Here’s the timeline of the council’s work, according to the application:
- By Dec. 31, 2010, the council will recommend statewide definitions of teacher and principal effectiveness and adopt guidelines for identifying measures of their effectiveness.
- By Sept. 30, 2011, the council will recommend policy changes, including changes in state law, to clear the way for school districts to use evaluations in determining teacher pay, retention, removal and tenure.
- By fall 2012-13, all school districts participating in the Race to the Top will implement evaluation systems that have at least four ratings categories and that use student growth measures to determine at least 50 percent of a teacher or principal’s rating.
- By 2013-2014, those districts will use their new evaluations in making decisions about the pay, promotion, retention and removal of teachers “after they have had ample opportunities to improve.”
“Teachers and principals will have timely feedback to identify areas for improvement, access to meaningful and relevant resources to address such areas, and ample opportunity to take advantage of such resources,” the application states.
‘Weak link nationwide’
Coverage of Race to the Top has focused on its emphasis on linking student growth to teacher evaluations, in part it’s the single largest chunk of possible points in the 500-point application.
It’s also controversial, and Colorado is far from the only state perceived by some as weak in that area.
“Teacher effectiveness is a weak link nationwide,” said Joe Williams, executive director of the New York-based Democrats for Education Reform, which supports many of the ideas pushed in the Race contest.
Colorado is seen as stronger in other key areas.

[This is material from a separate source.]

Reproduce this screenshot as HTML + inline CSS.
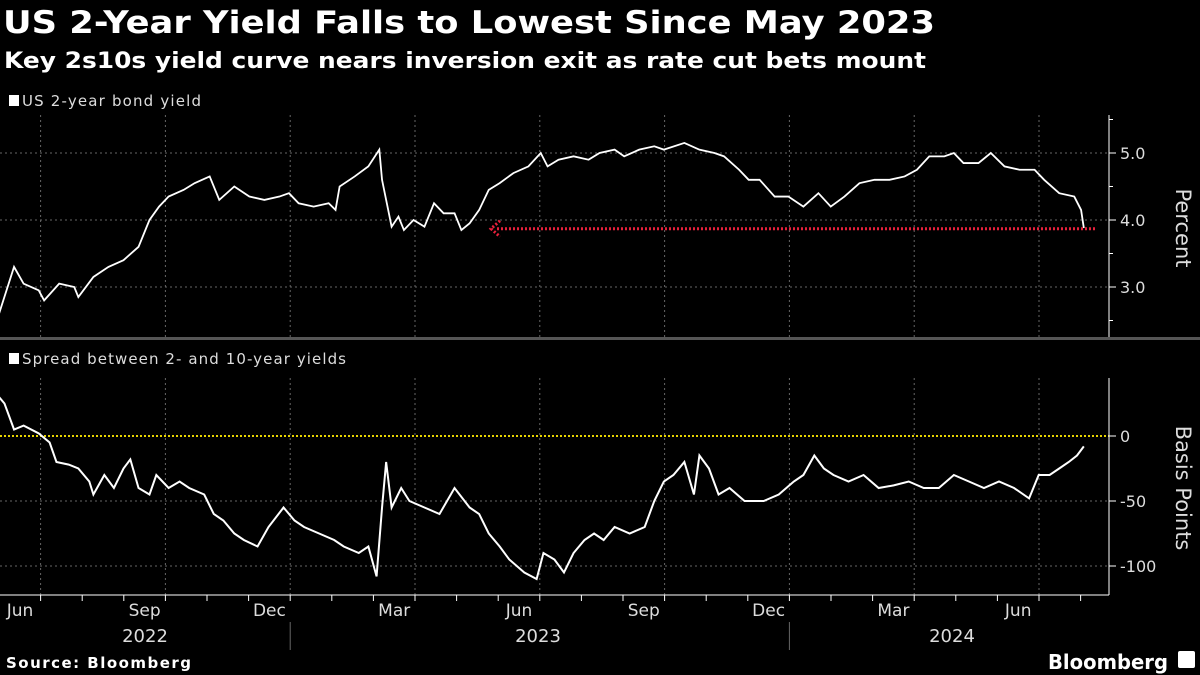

Some states, including New York, tripped over efforts to loosen caps on charter schools – Colorado has no such limits.
The state has a student data system, the Colorado Growth Model, being adopted by others and it recently adopted “fewer, higher and clearer” academic standards in 13 content areas.
Still, the application promises to “dramatically transform public education” and initiatives spelled out in its 152 pages could do just that in the 134 districts statewide that have agreed to participate.
Small rural districts would receive unprecedented help in linking into, and using, the state’s student data system. Urban districts could get as much as $2 million per school to help turn around their lowest performers.
Teachers would be asked to share model lessons and those whose lessons are rated highest by their peers would win $10,000. Students in high-poverty schools could benefit from a plan to ensure their teachers are just as effective in those at more affluent campuses.
Winners will be announced in April. If Colorado isn’t among them, round 2 kicks off in June.
“If they make it through in the first round and are successful, fantastic,” Duncan said Tuesday of the application from Colorado officials. “If not, we expect them to come back in the second round.”